Very soon after joining, a large Google slap rocked the site. That's because it was littered with spam. Some of the articles were nothing more than advertisements. You might find a paragraph or two at the top of the page, but then you'd have to wade through seemingly endless affiliate links to get through the end of the "article."
For a time, this formula worked. The search engines were sending plenty of visitors, who arrived with their wallets opened.
Squidoo headquarters, or HQ as everyone called it, was generous with options to "monetize" your lenses. (This is what the articles are called.)
You could use the in-house Amazon modules, but you could also work with Viglink and some of the other affiliate networks. There was a positive vibe on the forums.
There were two very lively forums. One was an official forum, sanctioned by HQ. The other was the Squidoo Yuku forum, created and maintained independently.
Sticking it Out
For months after this happened, I tried to stick it out. I had written a total of nine articles and I hoped to add more. However, putting up just a few articles on a site, and never updating them, is a good way to get the search engines to ignore you. But I didn't want to keep publishing there if the site was in trouble.
Many long-time contributors (they were known as "Giant Squids") had their lenses "locked," because they didn't pass muster with the newly installed or newly revamped filters. These authors had just a short period of time to improve these articles before they were erased.
Some of these decisions I could understand. Others seemed to happen for more mysterious reasons.
However, I also sympathized with Squidoo staffers, who needed to take swift and painful steps to save the site. Having search engines sending so many people elsewhere is not a good business model. Unless something was done, the platform would likely sink under its own weight.
But I couldn't write more lenses under these circumstances. So I waited for new signs of life.
Arrival of the Lenslets
Sometime last year, Squidoo introduced a new format known as a "Lenslet." This was a template in which you could create a mini article. Squidoo lenses were often long, but some of them were amazing well written, and illustrated with gorgeous pictures. Once you get used to this format, you really start to enjoy the highly visual, interactive articles written in this style.
Whether this new template helps still remains to be seen. But I'm hoping the "Lenslet" format catches on, because it's a good way to test the waters of Squidoo, without getting your whole body wet. Writing these mini-reviews is quick and easy, and your compensation is through affiliate sales.

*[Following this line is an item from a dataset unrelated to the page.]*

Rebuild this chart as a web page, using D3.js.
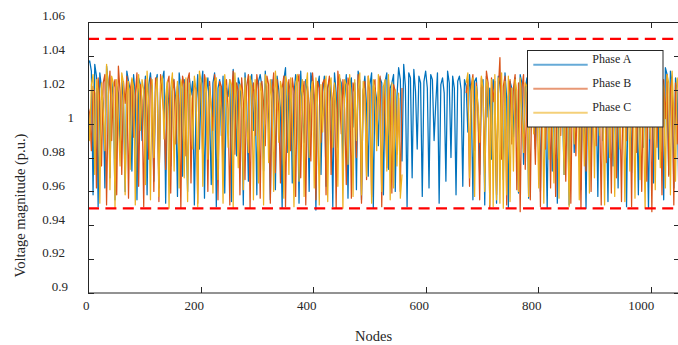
<!DOCTYPE html>
<html><head><meta charset="utf-8">
<script src="https://cdn.jsdelivr.net/npm/d3@7/dist/d3.min.js"></script>
<style>
body{margin:0;background:#fff}
svg{display:block}
text{font-family:"Liberation Serif","Times New Roman",serif;fill:#262626}
</style>
</head><body>
<svg id="chart" width="678" height="345"></svg>
<script>
// ---------- data ----------
const seriesNames = ["Phase A", "Phase B", "Phase C"];
const xTicks = [0, 200, 400, 600, 800, 1000];
const xTickLabels = ["0", "200", "400", "600", "800", "1000"];
const yTicks = [0.9, 0.92, 0.94, 0.96, 0.98, 1.0, 1.02, 1.04, 1.06];
const yTickLabels = ["0.9", "0.92", "0.94", "0.96", "0.98", "1", "1.02", "1.04", "1.06"];
const voltageLimits = [0.95, 1.05];
const nodeStep = 3;   // one sample every 3 nodes
const _ = null;       // phase not present at that node

const phaseA = [
1.036,1.037,1.031,.958,1.035,1.028,.951,1.03,1.021,1.012,.962,1.034,1.024,.968,1.026,1.015,.955,1.022,1.018,.983,
1.026,1.012,.96,1.031,1.025,1.02,.972,1.029,1.016,.955,1.027,1.023,.99,1.012,1.028,.958,1.023,1.03,1.017,.966,
1.024,1.029,.962,1.019,1.026,1.031,.953,1.022,1.01,.975,1.027,1.024,1.014,.957,1.03,1.021,.969,1.026,1.003,.96,
1.028,1.017,1.025,.952,1.011,1.029,.985,1.022,1.031,.956,1.018,1.027,1.006,.964,1.024,1.03,.951,1.021,1.026,.993,
1.028,.959,1.021,1.016,1.026,.954,1.032,1.019,.981,1.027,1.023,1.008,.952,1.03,1.012,.966,1.025,1.029,.996,1.02,
.958,1.025,1.029,1.022,.972,1.031,1.015,1.004,.955,1.026,1.018,.961,1.028,1.02,1.009,.95,1.026,1.033,.983,1.02,
1.024,.965,1.017,1.029,1.022,.953,1.031,1.008,.989,1.026,1.019,.96,1.03,1.023,1.011,.949,1.022,1.028,.97,1.019,
1.028,.963,1.021,1.026,1.013,.951,1.03,1.018,.986,1.027,1.024,.975,1.015,1.029,.956,1.022,1.027,.998,1.024,.961,
1.031,1.025,.955,1.019,1.028,1.01,.969,1.023,1.03,.95,1.021,1.014,.987,1.027,1.024,.958,1.025,1.03,.973,1.021,
1.024,1.029,.96,1.016,1.033,1.026,.978,1.035,1.022,.951,1.03,1.027,.968,1.032,1.019,.985,1.028,1.024,.957,1.025,
1.031,1.021,.962,1.029,1.026,.99,1.012,1.03,.953,1.023,1.027,1.018,.966,1.031,1.024,.98,1.028,1.021,.958,1.025,
1.028,1.02,.963,1.026,1.022,.995,1.029,1.017,.955,1.025,1.027,1.009,.97,1.021,1.026,.952,1.028,1.004,1.021,.979,
1.026,1.018,.953,1.028,1.023,1.01,.967,1.03,1.015,.95,1.025,1.021,.992,1.027,1.006,.959,1.029,1.024,.976,1.021,
1.027,.956,1.022,1.031,1.013,.985,1.026,1.019,.96,1.028,1.024,1.002,.95,1.03,1.02,.972,1.027,1.024,.953,1.02,
1.025,1.011,.97,1.029,1.017,.952,1.031,1.023,.983,1.028,1.021,1.005,.961,1.026,1.014,.95,1.023,1.028,.977,1.026,
1.03,1.019,.957,1.027,1.024,.99,1.032,1.008,.954,1.024,1.028,.975,1.018,1.022,.962,1.029,1.012,.997,1.028,.951,
1.025,1.031,.971,1.02,1.027,1.015,.958,1.023,1.03,.986,1.026,1.004,.95,1.028,1.023,.965,1.034,1.026,.979,1.028,
1.01,.955,1.033,1.029,.97,1.031,1.024,.962,1.027,1.018,.957
];

const phaseB = [
1.01,1.006,.984,1.022,1.018,.962,1.027,1.013,.975,1.024,1.029,.952,1.016,1.031,.99,1.021,1.026,.958,1.034,1.019,
.97,1.025,1.012,1.028,.956,1.02,1.026,.992,1.017,1.03,.963,1.023,1.014,.951,1.026,1.009,.979,1.027,1.022,.96,
1.027,1.021,.954,1.029,1.016,1.005,.973,1.024,1.028,.959,1.019,1.026,.988,1.022,1.011,.95,1.028,1.023,.981,1.026,
1.03,.965,1.015,1.024,1.02,.953,1.027,1.018,.977,1.029,1.023,.96,1.025,1.01,.996,1.029,1.018,.955,1.025,1.022,
.969,1.021,1.026,1.008,.952,1.017,1.031,.982,1.024,1.019,.958,1.027,1.013,.967,1.022,1.029,.95,1.016,1.024,.993,
1.029,1.02,.956,1.025,1.012,.987,1.028,1.023,.953,1.018,1.03,.971,1.026,1.007,.965,1.021,1.028,.951,1.014,1.026,
.984,1.027,1.019,.957,1.024,1.029,.968,1.016,1.025,.952,1.022,1.011,.978,1.03,1.017,.955,1.025,1.021,.989,1.024,
1.026,.958,1.021,1.028,.97,1.015,1.023,.95,1.031,1.019,.994,1.026,1.009,.964,1.027,1.022,.956,1.024,1.018,.98,
1.029,1.012,.953,1.02,1.025,.967,1.028,1.017,.957,1.022,1.026,.991,1.018,1.028,.951,1.022,1.006,.974,1.026,1.01,
.959,1.023,1.019,.982,1.015,.96,1.021,_,_,_,_,_,_,_,_,_,_,_,_,_,
_,_,_,_,_,_,_,_,_,_,_,_,_,_,_,_,_,_,_,_,
_,_,_,_,1.018,1.026,.963,1.022,1.029,.984,1.024,1.007,.955,1.027,1.02,.971,1.031,1.024,.95,1.027,
1.013,1.025,.958,1.019,1.039,.979,1.022,1.028,.952,1.016,1.026,.988,1.021,1.029,.961,1.024,.948,1.021,1.029,.973,
1.018,1.024,.955,1.03,1.009,.976,1.027,1.02,.951,1.023,1.028,.985,1.015,1.025,.962,1.028,1.019,.957,1.025,1.021,
.993,1.029,1.017,.966,1.026,1.022,.953,1.028,1.011,.981,1.024,1.019,.95,1.028,1.022,.972,1.03,1.024,.96,1.019,
1.026,.987,1.023,1.008,.952,1.027,1.018,.977,1.025,1.013,.959,1.029,1.021,.968,1.026,1.016,.954,1.028,1.004,.99,
1.028,1.022,.951,1.03,1.019,.983,1.027,1.009,.96,1.024,1.02,.966,1.032,1.025,.948,1.025,1.018,.986,1.027,1.022,
.958,1.026,1.003,1.029,.969,1.021,1.027,.952,1.024,.988,1.015
];

const phaseC = [
1.015,.99,1.023,1.029,.97,1.026,1.019,.953,1.024,1.008,.984,1.035,1.021,.961,1.028,1.024,.95,1.026,1.001,.975,
1.03,1.024,.958,1.017,1.025,.973,1.027,1.022,.952,1.014,1.029,.996,1.026,1.02,.964,1.031,1.01,.955,1.026,.98,
1.019,1.027,.957,1.023,1.028,.991,1.016,1.025,.95,1.021,1.03,.972,1.012,1.025,.962,1.026,1.021,.968,1.027,.954,
1.024,1.015,.985,1.028,1.02,.951,1.031,1.025,.963,1.018,1.027,.979,1.022,1.009,.959,1.025,1.027,.967,1.022,1.004,
.953,1.029,1.016,.986,1.026,1.023,.95,1.03,1.011,.974,1.023,1.019,.961,1.027,1.002,.983,1.028,1.021,.955,1.026,
1.007,.965,1.024,1.018,.952,1.029,1.022,.977,1.026,1.013,.96,1.031,1.017,.989,1.025,1.02,.956,1.028,1.024,.97,
1.027,1.005,.951,1.023,1.029,.966,1.016,1.026,.957,1.021,1.03,.98,1.018,1.025,.962,1.027,1.01,.952,1.023,.995,
1.019,1.028,.954,1.022,1.027,.986,1.024,1.008,.963,1.029,1.016,.95,1.026,1.023,.976,1.029,1.012,.957,1.026,.99,
1.02,1.03,.958,1.025,1.015,.969,1.028,1.021,.953,1.026,1.018,.984,1.029,1.006,.96,1.022,1.026,.972,1.029,.955,
1.024,.962,1.02,.975,1.018,.956,.97,_,_,_,_,_,_,_,_,_,_,_,_,_,
_,_,_,_,_,_,_,_,_,_,_,_,_,_,_,_,_,_,_,_,
_,_,_,_,1.024,1.03,.968,1.019,1.027,.957,1.022,1.011,.989,1.028,1.021,.96,1.026,1.021,.952,1.026,
.951,1.029,.955,1.027,.953,1.03,.95,1.025,.958,1.028,.954,1.021,.972,1.026,1.019,.96,1.027,1.005,.983,1.024,
1.022,.957,1.029,1.016,.994,1.025,1.009,.962,1.028,1.02,.953,1.023,1.027,.979,1.018,1.002,.965,1.027,1.018,.956,
1.026,1.021,.97,1.029,1.007,.951,1.024,1.017,.988,1.03,1.022,.955,1.027,1.012,.975,1.025,1.022,.959,1.028,1.019,
.968,1.028,1.023,.993,1.026,1.004,.952,1.031,1.018,.98,1.024,1.01,.957,1.029,1.021,.985,1.024,1.013,.954,1.027,
1.02,.972,1.03,1.013,.956,1.025,1.019,.967,1.028,1.001,.95,1.034,1.022,.991,1.026,1.019,.961,1.028,1.022,.974,
1.026,1.021,.962,1.029,1.024,.958,1.031,1.006,.966,1.027,1.019
];

// ---------- layout ----------
const L = 88, R = 680, T = 22, B = 293;
const colors = ["#0072BD", "#D95319", "#EDB120"];
const axisColor = "#262626";

const svg = d3.select("#chart");
const x = d3.scaleLinear().domain([0, 1052]).range([L, R]);
const y = d3.scaleLinear().domain([0.9, 1.06]).range([B, T]);

const nodes = phaseA.map((_, i) => i * nodeStep);

svg.append("clipPath").attr("id", "clip")
  .append("rect").attr("x", L).attr("y", T).attr("width", R - L).attr("height", B - T);

const plot = svg.append("g").attr("clip-path", "url(#clip)");

const line = d3.line()
  .defined(d => d[1] !== null)
  .x(d => x(d[0]))
  .y(d => y(d[1]));

[phaseA, phaseB, phaseC].forEach((vals, k) => {
  plot.append("path")
    .datum(vals.map((v, i) => [nodes[i], v]))
    .attr("fill", "none")
    .attr("stroke", colors[k])
    .attr("stroke-width", 1.25)
    .attr("stroke-linejoin", "round")
    .attr("d", line);
});

// limit lines
voltageLimits.forEach(v => {
  plot.append("line")
    .attr("x1", L).attr("x2", R)
    .attr("y1", y(v)).attr("y2", y(v))
    .attr("stroke", "#FF0000")
    .attr("stroke-width", 2.2)
    .attr("stroke-dasharray", "11,6.4");
});

// axes box
const ax = svg.append("g").attr("stroke", axisColor).attr("stroke-width", 1).attr("fill", "none");
ax.append("rect").attr("x", L + 0.5).attr("y", T + 0.5).attr("width", R - L).attr("height", B - T - 0.5);

const tickLen = 6;
xTicks.forEach(t => {
  const px = Math.round(x(t)) + 0.5;
  ax.append("line").attr("x1", px).attr("x2", px).attr("y1", B).attr("y2", B - tickLen);
  ax.append("line").attr("x1", px).attr("x2", px).attr("y1", T).attr("y2", T + tickLen);
});
yTicks.forEach(t => {
  const py = Math.round(y(t)) + 0.5;
  ax.append("line").attr("x1", L).attr("x2", L + tickLen).attr("y1", py).attr("y2", py);
  ax.append("line").attr("x1", R).attr("x2", R - tickLen).attr("y1", py).attr("y2", py);
});

// tick labels
xTicks.forEach((t, i) => {
  const lab = xTickLabels[i];
  svg.append("text")
    .attr("x", x(t) + 3.4 - (lab.length === 1 ? 2 : 0))
    .attr("y", 310)
    .attr("text-anchor", "end")
    .attr("font-size", 13)
    .text(lab);
});
yTicks.forEach((t, i) => {
  const lab = yTickLabels[i];
  svg.append("text")
    .attr("x", 65 + (4 - lab.length) * 3)
    .attr("y", y(t) - 1.7)
    .attr("text-anchor", "end")
    .attr("font-size", 13)
    .text(lab);
});

// axis titles
svg.append("text")
  .attr("x", 373.5).attr("y", 340.5)
  .attr("text-anchor", "middle")
  .attr("font-size", 14.5)
  .text("Nodes");
svg.append("text")
  .attr("transform", "translate(25,205.5) rotate(-90)")
  .attr("text-anchor", "middle")
  .attr("font-size", 14.5)
  .text("Voltage magnitude (p.u.)");

// legend
const lg = svg.append("g");
lg.append("rect")
  .attr("x", 527.5).attr("y", 50.5).attr("width", 135.5).attr("height", 76.5)
  .attr("fill", "#fff").attr("stroke", axisColor).attr("stroke-width", 1);
seriesNames.forEach((name, k) => {
  const ly = 64.7 + k * 24;
  lg.append("line")
    .attr("x1", 533.3).attr("x2", 587.7)
    .attr("y1", ly).attr("y2", ly)
    .attr("stroke", colors[k]).attr("stroke-width", 2).attr("stroke-opacity", 0.6);
  lg.append("text")
    .attr("x", 592.3).attr("y", ly - 1.3)
    .attr("font-size", 12)
    .text(name);
});
</script>
</body></html>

I want to think that things will get better. I'm hoping things turn around. The Squidoo system is perfect for new writers, because they don't need their own affiliate accounts to start earning money, from either Adsense or Amazon.

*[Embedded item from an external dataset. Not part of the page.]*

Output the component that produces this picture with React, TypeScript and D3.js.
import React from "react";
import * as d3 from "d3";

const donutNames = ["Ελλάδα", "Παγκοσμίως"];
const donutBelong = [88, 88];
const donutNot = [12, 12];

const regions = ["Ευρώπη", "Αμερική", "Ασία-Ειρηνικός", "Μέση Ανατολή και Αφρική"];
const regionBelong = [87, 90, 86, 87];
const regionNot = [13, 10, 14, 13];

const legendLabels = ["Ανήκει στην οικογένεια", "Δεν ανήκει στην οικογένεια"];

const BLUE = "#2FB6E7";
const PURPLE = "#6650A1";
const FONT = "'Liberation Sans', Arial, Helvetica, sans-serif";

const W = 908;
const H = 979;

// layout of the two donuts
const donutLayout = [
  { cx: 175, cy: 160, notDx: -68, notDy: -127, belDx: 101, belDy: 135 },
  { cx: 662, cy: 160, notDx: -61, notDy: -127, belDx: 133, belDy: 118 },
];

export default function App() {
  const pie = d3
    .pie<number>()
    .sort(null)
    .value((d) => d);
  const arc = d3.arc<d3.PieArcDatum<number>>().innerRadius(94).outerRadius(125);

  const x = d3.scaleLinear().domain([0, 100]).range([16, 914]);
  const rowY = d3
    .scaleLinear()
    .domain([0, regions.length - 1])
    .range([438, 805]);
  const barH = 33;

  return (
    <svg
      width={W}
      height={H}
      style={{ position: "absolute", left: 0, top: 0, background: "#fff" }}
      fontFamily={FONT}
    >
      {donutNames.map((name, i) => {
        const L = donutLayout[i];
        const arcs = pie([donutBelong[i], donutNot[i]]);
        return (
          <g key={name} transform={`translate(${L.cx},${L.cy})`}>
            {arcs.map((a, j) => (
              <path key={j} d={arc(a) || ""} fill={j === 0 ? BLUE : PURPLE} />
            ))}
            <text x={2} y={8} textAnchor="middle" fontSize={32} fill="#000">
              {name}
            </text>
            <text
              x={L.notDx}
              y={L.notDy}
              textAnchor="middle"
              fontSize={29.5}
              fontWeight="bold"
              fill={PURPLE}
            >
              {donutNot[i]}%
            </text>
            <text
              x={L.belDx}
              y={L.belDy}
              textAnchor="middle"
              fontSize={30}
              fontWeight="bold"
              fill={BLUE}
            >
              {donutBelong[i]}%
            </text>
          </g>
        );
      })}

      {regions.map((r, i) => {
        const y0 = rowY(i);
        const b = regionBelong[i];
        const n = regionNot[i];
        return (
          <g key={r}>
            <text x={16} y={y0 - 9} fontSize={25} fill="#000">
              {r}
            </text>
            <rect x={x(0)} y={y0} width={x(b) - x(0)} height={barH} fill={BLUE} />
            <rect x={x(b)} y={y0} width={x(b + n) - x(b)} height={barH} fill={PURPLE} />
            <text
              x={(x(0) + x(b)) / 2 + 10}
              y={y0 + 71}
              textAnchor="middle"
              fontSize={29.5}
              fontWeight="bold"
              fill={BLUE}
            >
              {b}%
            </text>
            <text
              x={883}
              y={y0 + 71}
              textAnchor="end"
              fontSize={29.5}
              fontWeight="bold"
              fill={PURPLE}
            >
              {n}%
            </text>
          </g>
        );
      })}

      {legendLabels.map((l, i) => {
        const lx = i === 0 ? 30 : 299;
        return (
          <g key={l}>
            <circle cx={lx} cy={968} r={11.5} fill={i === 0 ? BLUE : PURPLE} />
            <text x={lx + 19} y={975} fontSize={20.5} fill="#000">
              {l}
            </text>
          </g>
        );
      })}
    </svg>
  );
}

(It should be noted that a number of others sites, including this one, now allow writers to share in the advertising revenue, without having their own Adsense account.)
Squidoo's Payment System
One of the problems that might have contributed to Squidoo's troubles is its payment system. Only the highest-ranked articles are compensated in the form of ad-share revenue. So any money to be made is earned through affiliate sales. This greatly increased the temptation to write commercial, rather than informational articles.
Moving away from the pay-per-view model seems to have spawned the plethora of pages that became nothing more than a few lines of advertising copy.
But there's a new rule now that each article can have no more than 20 Amazon links, which is a good thing because even that many is a lot.
I'm sure everyone is hoping that these drastic measures will bring the site back to its former glory.
After a period of increasing traffic and revenue, and some excitement that this large site was finally gaining its bearing, more changes were announced. Many writers, this one included, are not happy seeing recently published articles being killed off. I've already move one, and have made a firm decision not to add more copy to this site, at least until this latest storm passes and trust is regained.